Let’s assume you decide to pick NoSQL, then you need to keep in mind that there is NO SUCH THING as no schema. You technically always have some data structure but your database system may not be enforcing it, and with code-first methodology, your application code would be enforcing all of this. Even if you pick NoSQL, your data still needs to be eventually streamed or replicated into some form of relational database if you want your reporting/analytics team to perform analysis on it.
Therefore, regardless of NoSQL or SQL choice, your team needs to implement the streaming/replication of data into a reporting database.
Don’t forget about the database backups. I am talking about the cold backups or snapshots. For example, if you realized that your data has been unreliable for last few hours, or the system fully went down, then you need to have a choice to pull the backups and restore from earlier that day.
(24) Database capacity provisioning:
Your team needs to provision your database for your scale of traffic and the amount of data. For example in AWS DynamoDB NoSQL world, you need to provision the reads and writes per second and you pay for what you provisioned. At the same time you need to be able to handle quick bursts of traffic or longer or consistent increases in traffic. Similar concepts need to be applied in the relational database world as well. For example, in Amazon Aurora you don’t necessarily provision tables ahead of time, but you do need to worry about the overall amount of data you can store in Aurora instances.
(25) Data / Data structure Governance & Reporting/Analytics:
What do I mean by “data governance”? Your team needs to have procedures with the goal of preventing breaking changes to data structures and negatively impacting the integrity of data. For example, in the NoSQL world, code comes first, but to manage data structure changes, there are no stored procedures; you really need to have procedures for software engineers to inform the data team about any model classes changes in your Java/C#/Python/Go/NodeJS code. You need to be always backwards compatible and since this NoSQL data eventually ends up in some form of relation database, you need to keep informing the data team about the attributes that have been added in the data structure. Ideally you would need an automated process that does static code analysis and always detects changes in these model classes even if programmers forget to inform each other and the database teammates.

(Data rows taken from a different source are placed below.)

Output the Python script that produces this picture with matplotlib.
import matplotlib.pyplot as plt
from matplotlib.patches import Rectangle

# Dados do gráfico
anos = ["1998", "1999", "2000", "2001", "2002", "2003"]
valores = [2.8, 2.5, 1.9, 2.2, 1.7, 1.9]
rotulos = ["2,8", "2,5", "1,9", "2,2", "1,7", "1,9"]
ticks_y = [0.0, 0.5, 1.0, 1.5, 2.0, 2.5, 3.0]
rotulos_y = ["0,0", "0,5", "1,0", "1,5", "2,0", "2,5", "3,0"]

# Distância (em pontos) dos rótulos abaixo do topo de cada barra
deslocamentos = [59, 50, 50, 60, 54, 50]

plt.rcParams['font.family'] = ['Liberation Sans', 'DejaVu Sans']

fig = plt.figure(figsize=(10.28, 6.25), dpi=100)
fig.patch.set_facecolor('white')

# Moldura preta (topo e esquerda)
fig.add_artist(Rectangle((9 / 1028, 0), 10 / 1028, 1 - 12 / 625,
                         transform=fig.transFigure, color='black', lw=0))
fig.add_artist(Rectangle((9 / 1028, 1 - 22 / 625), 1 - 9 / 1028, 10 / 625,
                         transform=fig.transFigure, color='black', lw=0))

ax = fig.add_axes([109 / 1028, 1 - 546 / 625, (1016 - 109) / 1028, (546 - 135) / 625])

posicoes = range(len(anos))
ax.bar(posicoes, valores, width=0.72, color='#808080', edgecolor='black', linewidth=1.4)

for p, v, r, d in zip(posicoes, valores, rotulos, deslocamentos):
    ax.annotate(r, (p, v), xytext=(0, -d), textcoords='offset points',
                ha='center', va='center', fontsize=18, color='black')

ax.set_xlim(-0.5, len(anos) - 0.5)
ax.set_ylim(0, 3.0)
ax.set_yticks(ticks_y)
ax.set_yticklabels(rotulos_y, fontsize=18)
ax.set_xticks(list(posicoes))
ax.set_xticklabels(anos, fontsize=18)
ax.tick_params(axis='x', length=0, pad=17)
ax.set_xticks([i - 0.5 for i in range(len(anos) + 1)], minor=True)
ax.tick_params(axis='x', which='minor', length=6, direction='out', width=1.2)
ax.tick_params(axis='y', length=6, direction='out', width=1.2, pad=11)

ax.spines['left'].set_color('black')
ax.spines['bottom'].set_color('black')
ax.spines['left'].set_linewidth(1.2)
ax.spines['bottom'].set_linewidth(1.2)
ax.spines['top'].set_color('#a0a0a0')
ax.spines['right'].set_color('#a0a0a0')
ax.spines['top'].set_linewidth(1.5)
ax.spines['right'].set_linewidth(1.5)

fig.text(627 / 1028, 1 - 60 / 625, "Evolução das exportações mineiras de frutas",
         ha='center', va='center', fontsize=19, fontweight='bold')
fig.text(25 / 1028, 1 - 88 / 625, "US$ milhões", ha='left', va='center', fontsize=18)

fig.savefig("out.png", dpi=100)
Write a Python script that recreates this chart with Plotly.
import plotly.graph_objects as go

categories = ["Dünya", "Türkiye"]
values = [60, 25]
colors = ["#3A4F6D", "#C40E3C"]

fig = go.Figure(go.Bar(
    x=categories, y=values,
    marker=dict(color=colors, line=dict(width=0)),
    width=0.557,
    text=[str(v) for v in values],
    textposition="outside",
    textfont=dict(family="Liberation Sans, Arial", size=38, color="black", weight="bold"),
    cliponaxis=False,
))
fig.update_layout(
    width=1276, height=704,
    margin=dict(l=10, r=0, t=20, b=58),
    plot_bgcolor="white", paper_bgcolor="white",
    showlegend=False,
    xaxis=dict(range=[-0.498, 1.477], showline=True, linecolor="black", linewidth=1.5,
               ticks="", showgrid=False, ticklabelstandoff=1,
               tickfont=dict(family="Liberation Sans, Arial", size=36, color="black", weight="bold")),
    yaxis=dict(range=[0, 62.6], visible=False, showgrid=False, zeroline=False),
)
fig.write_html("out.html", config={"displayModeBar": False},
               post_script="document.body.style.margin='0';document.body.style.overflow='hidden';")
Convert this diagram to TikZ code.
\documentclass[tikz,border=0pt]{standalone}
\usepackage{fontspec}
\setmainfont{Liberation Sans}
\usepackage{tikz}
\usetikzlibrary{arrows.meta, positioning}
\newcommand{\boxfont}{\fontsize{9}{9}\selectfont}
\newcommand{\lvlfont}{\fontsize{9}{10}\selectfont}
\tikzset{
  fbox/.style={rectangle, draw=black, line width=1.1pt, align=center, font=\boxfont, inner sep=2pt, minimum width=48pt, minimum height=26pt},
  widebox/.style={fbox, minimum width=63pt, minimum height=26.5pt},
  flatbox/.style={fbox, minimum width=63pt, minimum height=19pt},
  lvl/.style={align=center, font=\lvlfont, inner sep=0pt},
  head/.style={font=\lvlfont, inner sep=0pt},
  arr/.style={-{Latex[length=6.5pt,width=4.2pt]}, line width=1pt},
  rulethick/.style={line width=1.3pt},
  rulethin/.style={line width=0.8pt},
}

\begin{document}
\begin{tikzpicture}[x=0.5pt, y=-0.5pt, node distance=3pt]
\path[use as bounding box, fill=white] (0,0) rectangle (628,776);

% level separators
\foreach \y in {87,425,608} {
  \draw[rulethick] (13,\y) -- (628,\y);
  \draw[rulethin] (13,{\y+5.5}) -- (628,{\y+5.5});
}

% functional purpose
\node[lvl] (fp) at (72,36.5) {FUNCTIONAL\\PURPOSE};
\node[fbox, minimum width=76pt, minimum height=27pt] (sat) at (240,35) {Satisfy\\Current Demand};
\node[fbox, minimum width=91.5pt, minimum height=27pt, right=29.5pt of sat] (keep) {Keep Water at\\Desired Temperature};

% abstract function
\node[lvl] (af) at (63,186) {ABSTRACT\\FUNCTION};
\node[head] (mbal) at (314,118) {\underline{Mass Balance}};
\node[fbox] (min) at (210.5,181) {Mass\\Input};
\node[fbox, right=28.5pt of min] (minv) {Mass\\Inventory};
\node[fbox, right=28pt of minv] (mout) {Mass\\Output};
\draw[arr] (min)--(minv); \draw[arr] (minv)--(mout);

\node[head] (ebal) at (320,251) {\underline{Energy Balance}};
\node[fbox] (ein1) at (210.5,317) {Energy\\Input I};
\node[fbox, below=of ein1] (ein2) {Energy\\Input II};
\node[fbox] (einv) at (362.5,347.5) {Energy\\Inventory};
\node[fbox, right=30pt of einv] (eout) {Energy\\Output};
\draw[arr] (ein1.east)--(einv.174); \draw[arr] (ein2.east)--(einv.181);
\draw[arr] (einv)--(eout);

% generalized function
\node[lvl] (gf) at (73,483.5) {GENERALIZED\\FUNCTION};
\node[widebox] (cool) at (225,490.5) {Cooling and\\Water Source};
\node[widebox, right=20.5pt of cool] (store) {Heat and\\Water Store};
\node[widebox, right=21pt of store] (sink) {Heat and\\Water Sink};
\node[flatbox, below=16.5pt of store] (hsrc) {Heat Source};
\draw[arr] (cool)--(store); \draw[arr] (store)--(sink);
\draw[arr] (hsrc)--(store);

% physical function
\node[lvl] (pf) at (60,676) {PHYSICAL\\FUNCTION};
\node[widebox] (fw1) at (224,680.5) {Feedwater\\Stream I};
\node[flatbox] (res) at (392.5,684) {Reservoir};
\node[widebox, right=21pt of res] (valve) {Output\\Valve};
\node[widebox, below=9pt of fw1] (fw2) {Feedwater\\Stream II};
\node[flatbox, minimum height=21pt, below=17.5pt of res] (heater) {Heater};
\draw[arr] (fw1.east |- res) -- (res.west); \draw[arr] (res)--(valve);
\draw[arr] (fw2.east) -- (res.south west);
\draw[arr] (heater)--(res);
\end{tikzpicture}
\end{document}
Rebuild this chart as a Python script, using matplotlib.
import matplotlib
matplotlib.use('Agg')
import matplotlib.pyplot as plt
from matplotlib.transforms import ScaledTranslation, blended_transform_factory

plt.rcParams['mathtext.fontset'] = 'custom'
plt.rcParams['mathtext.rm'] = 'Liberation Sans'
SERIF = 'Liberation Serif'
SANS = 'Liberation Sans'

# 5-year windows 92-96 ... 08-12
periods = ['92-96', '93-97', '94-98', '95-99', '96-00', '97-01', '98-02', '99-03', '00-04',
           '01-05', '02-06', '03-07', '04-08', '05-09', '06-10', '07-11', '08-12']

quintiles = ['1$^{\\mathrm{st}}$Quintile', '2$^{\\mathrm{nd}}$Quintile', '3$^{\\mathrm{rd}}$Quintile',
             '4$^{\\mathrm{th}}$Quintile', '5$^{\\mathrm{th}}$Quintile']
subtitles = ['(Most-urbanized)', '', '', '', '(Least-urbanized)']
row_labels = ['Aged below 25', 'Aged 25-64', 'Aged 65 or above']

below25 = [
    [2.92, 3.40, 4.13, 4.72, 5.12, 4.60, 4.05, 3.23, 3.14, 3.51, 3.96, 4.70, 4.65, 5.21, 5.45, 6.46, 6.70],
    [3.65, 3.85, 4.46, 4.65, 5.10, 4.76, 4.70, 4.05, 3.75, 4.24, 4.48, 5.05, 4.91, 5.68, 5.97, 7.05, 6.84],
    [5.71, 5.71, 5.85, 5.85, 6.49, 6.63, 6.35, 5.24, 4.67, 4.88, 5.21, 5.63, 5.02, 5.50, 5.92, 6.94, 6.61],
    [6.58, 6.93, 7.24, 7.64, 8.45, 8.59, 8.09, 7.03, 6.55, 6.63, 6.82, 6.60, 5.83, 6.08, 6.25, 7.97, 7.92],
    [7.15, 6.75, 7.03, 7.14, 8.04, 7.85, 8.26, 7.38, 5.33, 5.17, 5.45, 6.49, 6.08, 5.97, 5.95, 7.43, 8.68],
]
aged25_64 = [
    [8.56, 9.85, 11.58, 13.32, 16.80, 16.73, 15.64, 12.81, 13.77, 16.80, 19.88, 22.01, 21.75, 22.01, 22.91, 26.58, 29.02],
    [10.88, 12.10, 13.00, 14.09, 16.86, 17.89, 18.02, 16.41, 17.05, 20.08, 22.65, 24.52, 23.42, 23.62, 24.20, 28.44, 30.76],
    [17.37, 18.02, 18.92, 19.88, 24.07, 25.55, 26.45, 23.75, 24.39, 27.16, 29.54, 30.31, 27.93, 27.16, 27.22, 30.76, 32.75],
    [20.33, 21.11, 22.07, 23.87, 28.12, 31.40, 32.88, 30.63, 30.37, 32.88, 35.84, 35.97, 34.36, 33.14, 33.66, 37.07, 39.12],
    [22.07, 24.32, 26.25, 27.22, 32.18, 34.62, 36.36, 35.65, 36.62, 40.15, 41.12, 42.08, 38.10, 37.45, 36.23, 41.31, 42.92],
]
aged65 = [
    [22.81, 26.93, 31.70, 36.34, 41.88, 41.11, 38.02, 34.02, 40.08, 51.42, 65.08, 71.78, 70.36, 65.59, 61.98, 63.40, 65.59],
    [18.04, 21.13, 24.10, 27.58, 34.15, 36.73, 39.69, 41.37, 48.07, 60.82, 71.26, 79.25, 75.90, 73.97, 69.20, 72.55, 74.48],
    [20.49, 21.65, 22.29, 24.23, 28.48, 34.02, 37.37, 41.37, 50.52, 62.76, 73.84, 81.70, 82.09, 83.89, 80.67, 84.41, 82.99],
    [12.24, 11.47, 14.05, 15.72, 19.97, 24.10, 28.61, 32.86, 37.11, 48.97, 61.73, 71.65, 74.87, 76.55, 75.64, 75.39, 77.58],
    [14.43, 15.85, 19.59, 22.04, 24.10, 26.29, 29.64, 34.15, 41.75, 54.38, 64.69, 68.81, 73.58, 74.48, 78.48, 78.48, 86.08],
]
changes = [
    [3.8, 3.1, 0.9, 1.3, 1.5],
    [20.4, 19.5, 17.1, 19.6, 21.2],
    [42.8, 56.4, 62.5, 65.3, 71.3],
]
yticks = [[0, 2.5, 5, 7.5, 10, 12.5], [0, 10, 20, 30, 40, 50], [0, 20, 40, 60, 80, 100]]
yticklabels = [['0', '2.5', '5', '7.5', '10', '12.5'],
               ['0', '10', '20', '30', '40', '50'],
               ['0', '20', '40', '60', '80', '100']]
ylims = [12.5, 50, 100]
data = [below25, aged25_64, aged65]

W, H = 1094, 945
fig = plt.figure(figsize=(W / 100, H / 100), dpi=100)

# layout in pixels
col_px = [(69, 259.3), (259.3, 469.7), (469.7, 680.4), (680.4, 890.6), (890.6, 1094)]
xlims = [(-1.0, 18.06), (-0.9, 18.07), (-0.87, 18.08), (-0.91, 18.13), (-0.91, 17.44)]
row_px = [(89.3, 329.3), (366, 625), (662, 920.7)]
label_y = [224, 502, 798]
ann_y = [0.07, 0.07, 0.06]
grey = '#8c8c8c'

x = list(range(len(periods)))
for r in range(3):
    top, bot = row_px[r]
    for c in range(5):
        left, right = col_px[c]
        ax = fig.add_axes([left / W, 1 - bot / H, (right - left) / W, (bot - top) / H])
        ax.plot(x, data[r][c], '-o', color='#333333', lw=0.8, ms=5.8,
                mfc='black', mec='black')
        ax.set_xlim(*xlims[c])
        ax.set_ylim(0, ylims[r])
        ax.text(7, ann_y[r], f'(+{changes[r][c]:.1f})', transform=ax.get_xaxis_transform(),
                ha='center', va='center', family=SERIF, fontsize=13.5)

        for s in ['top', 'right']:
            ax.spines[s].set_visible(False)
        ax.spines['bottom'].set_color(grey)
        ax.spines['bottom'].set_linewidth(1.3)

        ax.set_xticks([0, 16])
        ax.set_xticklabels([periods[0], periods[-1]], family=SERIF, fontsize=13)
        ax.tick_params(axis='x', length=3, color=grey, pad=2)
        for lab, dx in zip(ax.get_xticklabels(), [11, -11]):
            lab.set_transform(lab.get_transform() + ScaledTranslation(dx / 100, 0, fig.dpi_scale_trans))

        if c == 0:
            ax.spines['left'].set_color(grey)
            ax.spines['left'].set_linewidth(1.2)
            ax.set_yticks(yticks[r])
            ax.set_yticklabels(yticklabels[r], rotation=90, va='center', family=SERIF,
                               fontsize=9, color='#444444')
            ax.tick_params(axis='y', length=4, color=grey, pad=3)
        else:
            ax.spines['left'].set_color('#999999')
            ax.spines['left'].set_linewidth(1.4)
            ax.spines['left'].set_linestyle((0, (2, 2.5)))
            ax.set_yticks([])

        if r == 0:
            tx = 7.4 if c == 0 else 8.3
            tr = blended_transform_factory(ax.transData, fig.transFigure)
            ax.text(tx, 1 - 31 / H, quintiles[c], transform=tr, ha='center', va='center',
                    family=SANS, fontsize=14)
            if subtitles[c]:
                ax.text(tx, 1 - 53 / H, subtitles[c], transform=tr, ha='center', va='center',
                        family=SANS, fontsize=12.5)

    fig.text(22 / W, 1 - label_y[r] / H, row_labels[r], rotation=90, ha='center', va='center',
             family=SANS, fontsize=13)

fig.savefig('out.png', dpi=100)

On the other hand, if you are in the relational database world, you are controlling things through your stored procedures that are abstracting the data structure from software engineers and the database team is in more control.
Reporting and analytics has always been of those after-thoughts. In theory, you should start with this. Before a line of code is written, you could specify what defines “success” for you and you should be able to break it down into multiple measures. I am sure that the requirements and designs will change throughout the implementation phase, but at the principle level, it stays the same. Therefore, introduce into your work environment the concepts of reporting and analytics from early phases of design and development.
In conclusion, writing code is relatively simple and when your software engineers say they are done, you should clearly define what “done” means from enterprise point of view.
Thank you for reading this long article and I hope you found it useful as you go down this path of implementing and releasing enterprise level applications/microservices.